El despropósito populista e identitario sigue siendo mayúsculo por más que el sosiego del teatro socialista con la mesa de diálogo y la invitación a bailar a ERC permitan ganar tiempo. No, los republicanos no son los sustitutos de los antiguos convergentes. Viven el poder con un infantilismo que les hace emerger siempre como un partido político inmaduro. De raíz sectaria, la casa de Heribert Barrera, Josep Lluís Carod Rovira y el beato Oriol Junqueras jamás será la gestoría de los asuntos catalanes en la capital de España. Hubo un atisbo pequeño durante el liderazgo de Joan Puigcercós, pero fue un espejismo. Por eso Josep Sánchez Llibre, desde Foment del Treball, ha decidido poner una pica directa en Madrid. Si los vehículos políticos de influencia son inútiles, el empresariado no puede seguir sin tener interlocuciones ante los legisladores, los reguladores o el portero de la CNMC. Y ahí sale el presidente de la patronal a dar servicio a los suyos, aunque ese movimiento acabe costándole un enfado mayúsculo de la CEOE, que no entiende del todo esa cuestión de los lobis que son autovías con muchos carriles paralelos. Celos y desconfianza, una mezcla tan comprensible como nociva para las relaciones fluidas.
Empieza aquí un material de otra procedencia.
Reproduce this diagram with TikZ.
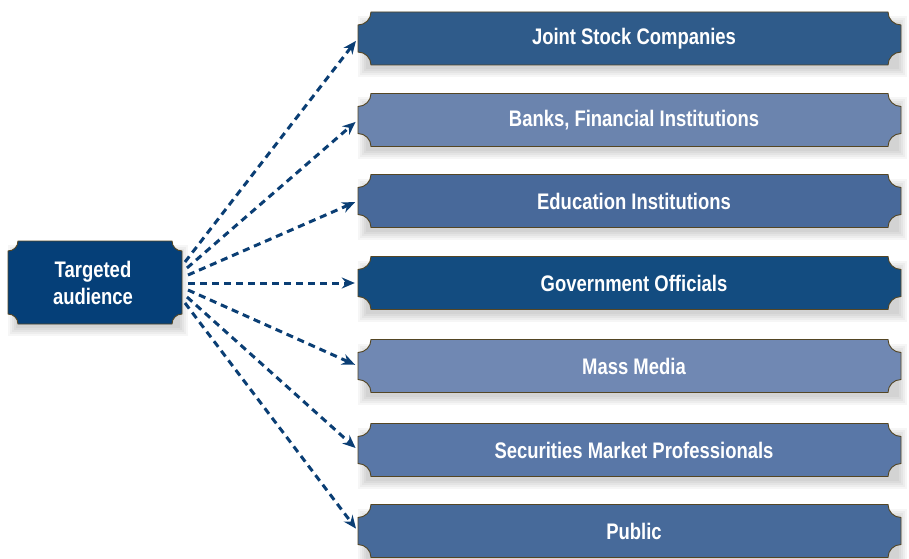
\documentclass[tikz,border=0pt]{standalone}
\usepackage{fontspec}
\setmainfont[FakeStretch=0.82]{Liberation Sans}
\usetikzlibrary{arrows.meta}
\definecolor{edgec}{RGB}{84,70,36}
\definecolor{arrowc}{RGB}{10,62,116}
\definecolor{cA}{RGB}{47,91,138}
\definecolor{cB}{RGB}{107,132,174}
\definecolor{cC}{RGB}{72,105,154}
\definecolor{cD}{RGB}{19,76,128}
\definecolor{cE}{RGB}{112,136,179}
\definecolor{cF}{RGB}{89,119,167}
\definecolor{cG}{RGB}{71,106,154}
\definecolor{cL}{RGB}{5,63,120}
\tikzset{
  lbl/.style={inner sep=0pt, text=white, font=\bfseries\fontsize{22.5}{27}\selectfont, align=center},
  conn/.style={draw=arrowc, line width=3pt, dash pattern=on 7pt off 5pt,
    -{Stealth[length=13pt,width=11pt]}, shorten >=3pt},
  shapeedge/.style={draw=edgec, line width=0.9pt},
  shadowfill/.style={fill=black, opacity=0.035}
}
% concave-corner box: x1,y1,x2,y2,r
\newcommand{\tktpath}[5]{(#1+#5,#2) -- (#3-#5,#2)
  arc[start angle=180,end angle=90,radius=#5pt] -- (#3,#4-#5)
  arc[start angle=270,end angle=180,radius=#5pt] -- (#1+#5,#4)
  arc[start angle=0,end angle=-90,radius=#5pt] -- (#1,#2+#5)
  arc[start angle=90,end angle=0,radius=#5pt] -- cycle}
\newcommand{\tktshadow}[4]{%
  \foreach \e in {0,2,4,6,8}{
    \fill[shadowfill] (#1+8-\e,#2-4-\e) rectangle (#3-2+\e,#4-12+\e);
  }}
\newcommand{\ticket}[4]{% name, ycenter, colour, text
  \tktshadow{358}{#2-26.5}{901}{#2+26.5}
  \path[fill=#3, shapeedge] \tktpath{358}{#2-26.5}{901}{#2+26.5}{13};
  \node[lbl, minimum width=552pt, minimum height=53pt] (#1) at (634,#2) {#4};
}
\begin{document}
\begin{tikzpicture}[x=1pt,y=1pt]
\useasboundingbox (0,0) rectangle (909,558);
\fill[white] (0,0) rectangle (909,558);

% left box
\tktshadow{8}{234}{182}{317}
\path[fill=cL, shapeedge] \tktpath{8}{234}{182}{317}{10};
\node[lbl, minimum width=174pt, minimum height=83pt] (src) at (93,275.5) {Targeted\\audience};

\ticket{b1}{519.5}{cA}{Joint Stock Companies}
\ticket{b2}{438}{cB}{Banks, Financial Institutions}
\ticket{b3}{357}{cC}{Education Institutions}
\ticket{b4}{275}{cD}{Government Officials}
\ticket{b5}{192}{cE}{Mass Media}
\ticket{b6}{108}{cF}{Securities Market Professionals}
\ticket{b7}{27}{cG}{Public}

\coordinate (s1) at (185,296);
\coordinate (s2) at (187,290);
\coordinate (s3) at (188,283);
\coordinate (s4) at (188,275);
\coordinate (s5) at (188,268);
\coordinate (s6) at (187,261);
\coordinate (s7) at (185,255);

\draw[conn] (s1) -- (b1.west);
\draw[conn] (s2) -- (b2.west);
\draw[conn] (s3) -- (b3.west);
\draw[conn] (s4) -- (b4.west);
\draw[conn] (s5) -- (b5.west);
\draw[conn] (s6) -- (b6.west);
\draw[conn] (s7) -- (b7.west);
\end{tikzpicture}
\end{document}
Y sí, Carles Puigdemont regresará antes de que acabe el año de su fuga a Bruselas, el exilio político que lo denominan para dar carta de naturaleza a su relato. Lo hará en el momento en el que pueda ser más útil políticamente, cuando calibre que supondrá más erosión para ERC. El numerito, como el de Ponsatí hace unos días, es la última bala que posee Junts para recomponer su formación política y recuperar el poder perdido si el 28 de mayo próximo se vienen abajo. Sí, porque al final eso es lo más sustantivo que ha pasado en estos años de proceso: que del partido de Artur Mas gobernando hemos pasado a la ERC beatífica, ineficiente y despistada. Eso sí, independentistas todos.